[Begin SUPPLIED DATA]

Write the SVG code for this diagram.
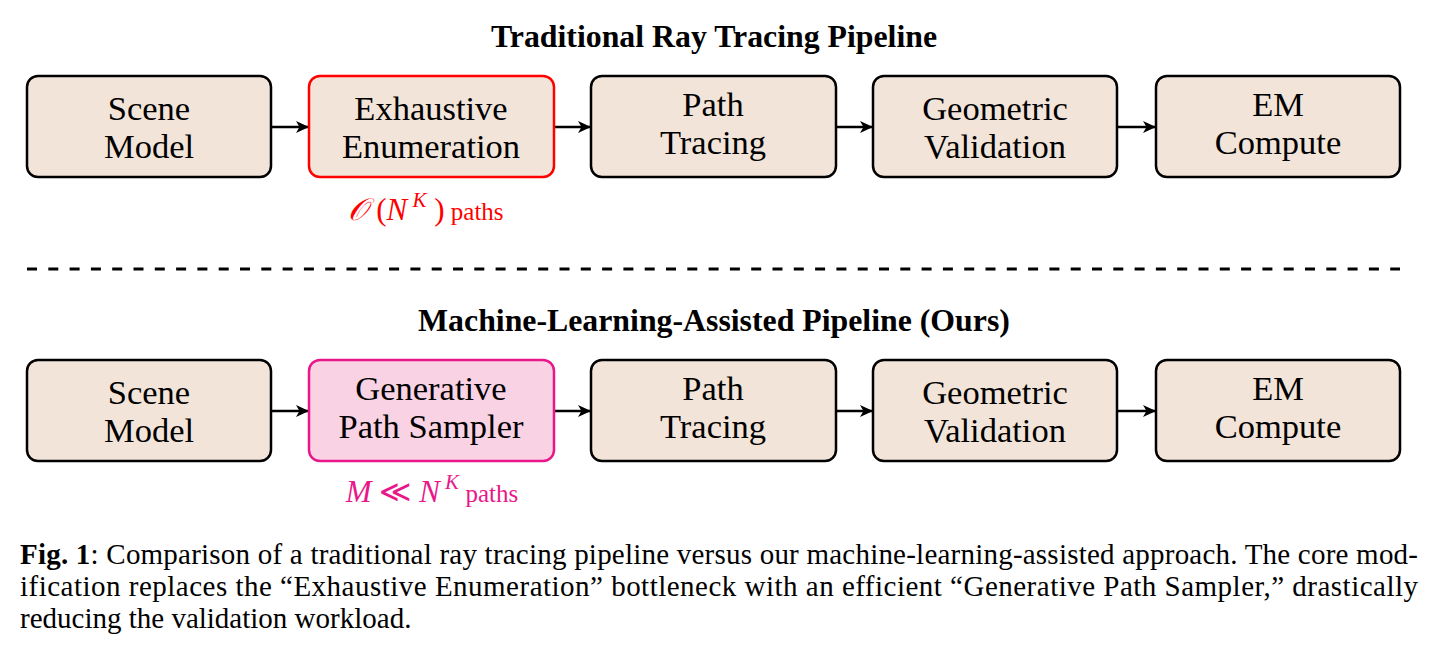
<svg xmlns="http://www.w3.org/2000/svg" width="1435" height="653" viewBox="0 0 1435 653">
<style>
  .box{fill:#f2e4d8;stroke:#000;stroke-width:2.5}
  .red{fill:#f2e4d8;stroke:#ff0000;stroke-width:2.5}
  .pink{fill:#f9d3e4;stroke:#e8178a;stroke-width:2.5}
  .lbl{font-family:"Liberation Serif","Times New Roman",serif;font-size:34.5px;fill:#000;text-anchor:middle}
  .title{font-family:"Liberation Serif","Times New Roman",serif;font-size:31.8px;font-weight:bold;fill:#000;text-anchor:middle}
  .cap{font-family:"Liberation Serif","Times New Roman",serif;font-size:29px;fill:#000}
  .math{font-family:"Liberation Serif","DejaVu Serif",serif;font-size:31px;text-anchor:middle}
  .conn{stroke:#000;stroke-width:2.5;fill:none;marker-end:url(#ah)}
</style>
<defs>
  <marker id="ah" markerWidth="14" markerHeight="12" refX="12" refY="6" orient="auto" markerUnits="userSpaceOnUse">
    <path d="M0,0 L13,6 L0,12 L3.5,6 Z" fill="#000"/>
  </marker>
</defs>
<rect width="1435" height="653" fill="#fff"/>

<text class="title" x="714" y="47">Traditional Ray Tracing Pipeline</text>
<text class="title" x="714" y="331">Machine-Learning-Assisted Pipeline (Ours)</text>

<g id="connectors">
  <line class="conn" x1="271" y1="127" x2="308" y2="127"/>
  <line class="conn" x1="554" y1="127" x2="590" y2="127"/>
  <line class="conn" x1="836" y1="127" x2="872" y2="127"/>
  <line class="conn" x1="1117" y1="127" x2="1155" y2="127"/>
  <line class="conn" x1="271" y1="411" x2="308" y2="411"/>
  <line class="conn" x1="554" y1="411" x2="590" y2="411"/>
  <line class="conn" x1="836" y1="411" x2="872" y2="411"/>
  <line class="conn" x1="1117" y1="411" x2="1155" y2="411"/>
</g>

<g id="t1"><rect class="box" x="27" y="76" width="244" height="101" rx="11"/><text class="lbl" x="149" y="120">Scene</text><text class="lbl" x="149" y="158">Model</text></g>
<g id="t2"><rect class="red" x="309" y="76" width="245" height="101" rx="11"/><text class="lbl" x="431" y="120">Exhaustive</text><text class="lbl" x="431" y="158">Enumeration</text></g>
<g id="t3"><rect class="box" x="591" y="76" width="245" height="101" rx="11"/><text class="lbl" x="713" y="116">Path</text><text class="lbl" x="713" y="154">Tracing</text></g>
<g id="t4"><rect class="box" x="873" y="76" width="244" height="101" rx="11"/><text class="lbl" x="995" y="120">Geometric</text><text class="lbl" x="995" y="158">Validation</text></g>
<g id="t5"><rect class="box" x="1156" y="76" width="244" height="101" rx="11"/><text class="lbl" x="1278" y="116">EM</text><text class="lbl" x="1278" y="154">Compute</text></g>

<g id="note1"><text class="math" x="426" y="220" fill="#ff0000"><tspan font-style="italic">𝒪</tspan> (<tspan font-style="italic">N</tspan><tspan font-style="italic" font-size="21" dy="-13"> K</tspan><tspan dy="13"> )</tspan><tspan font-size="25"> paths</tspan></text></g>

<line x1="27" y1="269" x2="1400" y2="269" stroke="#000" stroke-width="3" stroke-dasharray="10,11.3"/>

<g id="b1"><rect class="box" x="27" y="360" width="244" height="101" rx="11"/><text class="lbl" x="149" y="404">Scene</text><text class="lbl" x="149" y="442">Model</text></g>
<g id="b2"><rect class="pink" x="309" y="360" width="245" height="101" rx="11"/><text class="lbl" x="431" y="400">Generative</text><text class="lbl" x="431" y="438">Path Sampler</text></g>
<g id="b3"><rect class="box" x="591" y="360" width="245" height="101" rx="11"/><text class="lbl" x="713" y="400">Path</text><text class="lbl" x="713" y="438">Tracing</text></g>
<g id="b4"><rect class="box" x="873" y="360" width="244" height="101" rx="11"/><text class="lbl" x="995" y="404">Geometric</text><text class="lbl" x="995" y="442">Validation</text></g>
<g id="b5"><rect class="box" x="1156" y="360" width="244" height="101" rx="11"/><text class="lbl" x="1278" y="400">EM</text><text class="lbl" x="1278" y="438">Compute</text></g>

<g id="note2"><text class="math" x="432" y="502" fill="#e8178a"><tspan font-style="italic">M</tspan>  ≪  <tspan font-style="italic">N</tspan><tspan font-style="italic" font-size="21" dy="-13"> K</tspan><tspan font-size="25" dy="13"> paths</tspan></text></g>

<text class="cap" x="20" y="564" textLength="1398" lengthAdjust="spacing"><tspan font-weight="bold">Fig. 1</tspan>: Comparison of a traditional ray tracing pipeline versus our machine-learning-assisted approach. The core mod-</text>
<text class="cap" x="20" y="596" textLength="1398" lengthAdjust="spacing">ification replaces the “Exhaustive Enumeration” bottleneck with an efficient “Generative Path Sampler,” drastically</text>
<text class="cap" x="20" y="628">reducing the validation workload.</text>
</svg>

[End SUPPLIED DATA]

• **TASK OBJECTIVE**
Reproduce the data above in full, exactly as it is, with the pictures left out.

• **TASK OUTPUT**
Write the SVG code for this diagram.
<svg xmlns="http://www.w3.org/2000/svg" width="1435" height="653" viewBox="0 0 1435 653">
<style>
  .box{fill:#f2e4d8;stroke:#000;stroke-width:2.5}
  .red{fill:#f2e4d8;stroke:#ff0000;stroke-width:2.5}
  .pink{fill:#f9d3e4;stroke:#e8178a;stroke-width:2.5}
  .lbl{font-family:"Liberation Serif","Times New Roman",serif;font-size:34.5px;fill:#000;text-anchor:middle}
  .title{font-family:"Liberation Serif","Times New Roman",serif;font-size:31.8px;font-weight:bold;fill:#000;text-anchor:middle}
  .cap{font-family:"Liberation Serif","Times New Roman",serif;font-size:29px;fill:#000}
  .math{font-family:"Liberation Serif","DejaVu Serif",serif;font-size:31px;text-anchor:middle}
  .conn{stroke:#000;stroke-width:2.5;fill:none;marker-end:url(#ah)}
</style>
<defs>
  <marker id="ah" markerWidth="14" markerHeight="12" refX="12" refY="6" orient="auto" markerUnits="userSpaceOnUse">
    <path d="M0,0 L13,6 L0,12 L3.5,6 Z" fill="#000"/>
  </marker>
</defs>
<rect width="1435" height="653" fill="#fff"/>

<text class="title" x="714" y="47">Traditional Ray Tracing Pipeline</text>
<text class="title" x="714" y="331">Machine-Learning-Assisted Pipeline (Ours)</text>

<g id="connectors">
  <line class="conn" x1="271" y1="127" x2="308" y2="127"/>
  <line class="conn" x1="554" y1="127" x2="590" y2="127"/>
  <line class="conn" x1="836" y1="127" x2="872" y2="127"/>
  <line class="conn" x1="1117" y1="127" x2="1155" y2="127"/>
  <line class="conn" x1="271" y1="411" x2="308" y2="411"/>
  <line class="conn" x1="554" y1="411" x2="590" y2="411"/>
  <line class="conn" x1="836" y1="411" x2="872" y2="411"/>
  <line class="conn" x1="1117" y1="411" x2="1155" y2="411"/>
</g>

<g id="t1"><rect class="box" x="27" y="76" width="244" height="101" rx="11"/><text class="lbl" x="149" y="120">Scene</text><text class="lbl" x="149" y="158">Model</text></g>
<g id="t2"><rect class="red" x="309" y="76" width="245" height="101" rx="11"/><text class="lbl" x="431" y="120">Exhaustive</text><text class="lbl" x="431" y="158">Enumeration</text></g>
<g id="t3"><rect class="box" x="591" y="76" width="245" height="101" rx="11"/><text class="lbl" x="713" y="116">Path</text><text class="lbl" x="713" y="154">Tracing</text></g>
<g id="t4"><rect class="box" x="873" y="76" width="244" height="101" rx="11"/><text class="lbl" x="995" y="120">Geometric</text><text class="lbl" x="995" y="158">Validation</text></g>
<g id="t5"><rect class="box" x="1156" y="76" width="244" height="101" rx="11"/><text class="lbl" x="1278" y="116">EM</text><text class="lbl" x="1278" y="154">Compute</text></g>

<g id="note1"><text class="math" x="426" y="220" fill="#ff0000"><tspan font-style="italic">𝒪</tspan> (<tspan font-style="italic">N</tspan><tspan font-style="italic" font-size="21" dy="-13"> K</tspan><tspan dy="13"> )</tspan><tspan font-size="25"> paths</tspan></text></g>

<line x1="27" y1="269" x2="1400" y2="269" stroke="#000" stroke-width="3" stroke-dasharray="10,11.3"/>

<g id="b1"><rect class="box" x="27" y="360" width="244" height="101" rx="11"/><text class="lbl" x="149" y="404">Scene</text><text class="lbl" x="149" y="442">Model</text></g>
<g id="b2"><rect class="pink" x="309" y="360" width="245" height="101" rx="11"/><text class="lbl" x="431" y="400">Generative</text><text class="lbl" x="431" y="438">Path Sampler</text></g>
<g id="b3"><rect class="box" x="591" y="360" width="245" height="101" rx="11"/><text class="lbl" x="713" y="400">Path</text><text class="lbl" x="713" y="438">Tracing</text></g>
<g id="b4"><rect class="box" x="873" y="360" width="244" height="101" rx="11"/><text class="lbl" x="995" y="404">Geometric</text><text class="lbl" x="995" y="442">Validation</text></g>
<g id="b5"><rect class="box" x="1156" y="360" width="244" height="101" rx="11"/><text class="lbl" x="1278" y="400">EM</text><text class="lbl" x="1278" y="438">Compute</text></g>

<g id="note2"><text class="math" x="432" y="502" fill="#e8178a"><tspan font-style="italic">M</tspan>  ≪  <tspan font-style="italic">N</tspan><tspan font-style="italic" font-size="21" dy="-13"> K</tspan><tspan font-size="25" dy="13"> paths</tspan></text></g>

<text class="cap" x="20" y="564" textLength="1398" lengthAdjust="spacing"><tspan font-weight="bold">Fig. 1</tspan>: Comparison of a traditional ray tracing pipeline versus our machine-learning-assisted approach. The core mod-</text>
<text class="cap" x="20" y="596" textLength="1398" lengthAdjust="spacing">ification replaces the “Exhaustive Enumeration” bottleneck with an efficient “Generative Path Sampler,” drastically</text>
<text class="cap" x="20" y="628">reducing the validation workload.</text>
</svg>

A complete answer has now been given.